Campaigners Image source, PA Media
Image caption,

Campaigners outside the Royal Courts of Justice protesting over plans to begin gas drilling in rural Surrey

At a glance

  • A proposed site for drilling in Dunsfold, Surrey, is in an Area of Great Landscape Value

  • A similar gas drilling project in Cheshire was dismissed due to its impact on climate change

  • Environmental campaigners are bringing legal action against UK Oil & Gas

  • Published

A ministerial decision to allow gas drilling in Surrey was inconsistent with a similar decision issued on the same day, the High Court has heard.

Environmental campaigners Protect Dunsfold and Waverley Borough Council are bringing legal action to stop UK Oil & Gas (UKOG) from digging an exploratory gas well in Dunsfold.

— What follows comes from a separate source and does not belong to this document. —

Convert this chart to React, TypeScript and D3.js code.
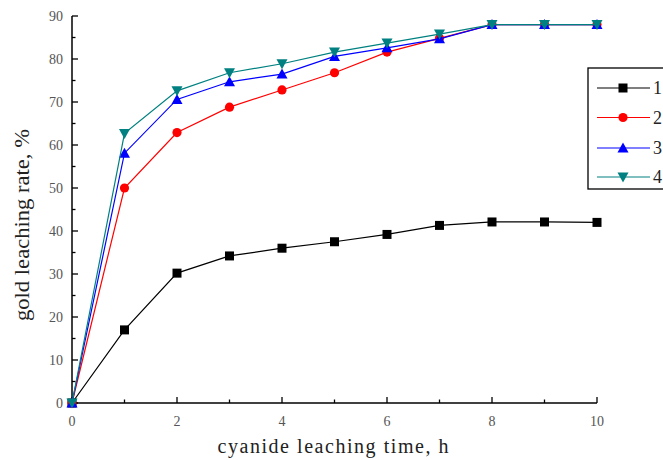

The proposed site is in an Area of Great Landscape Value and sits on the border of an Area of Outstanding Natural Beauty.

During a hearing in London, Protect Dunsfold argued that their situation is “directly comparable” to a gas drilling case near Ellesmere Port, Cheshire.

In that case, the Department for Levelling Up, Housing and Communities (DLUHC) dismissed the potential project due to its impact on climate change.

Surrey County Council previously refused the Dunsfold proposal in 2019, but housing minister Stuart Andrew later approved the plans in 2022.

The area’s MP, chancellor Jeremy Hunt, called the move “bitterly disappointing and wrong both economically and environmentally”.

Image source, PA Media
Image caption,

Protesters at the Royal Courts of Justice amid a legal challenge regarding plans to begin gas drilling in Surrey

In March, campaigners were given the go-ahead to bring a challenge against DLUHC and UKOG over the decision.

Estelle Dehon KC, for Protect Dunsfold, said the Dunsfold and Ellesmere Port decisions were made “concurrently” and published on the same day.

She said: “The defendants’ case is essentially that the Secretary of State is entitled to take an entirely inconsistent position between different appeals on the impact of unmitigated greenhouse gas emissions, even when they are for the same type of development and that impact is identical.

“That position is untenable.”

James Strachan KC, for the DLUHC, said that the campaign group’s argument was “flawed”.

“The fallacy at the heart of Protect Dunsfold’s case is the flawed notion that a planning judgment which involved the weighing of all the relevant considerations to a specific development in one particular location is somehow transferable or applicable to a different development in a different location,” he said.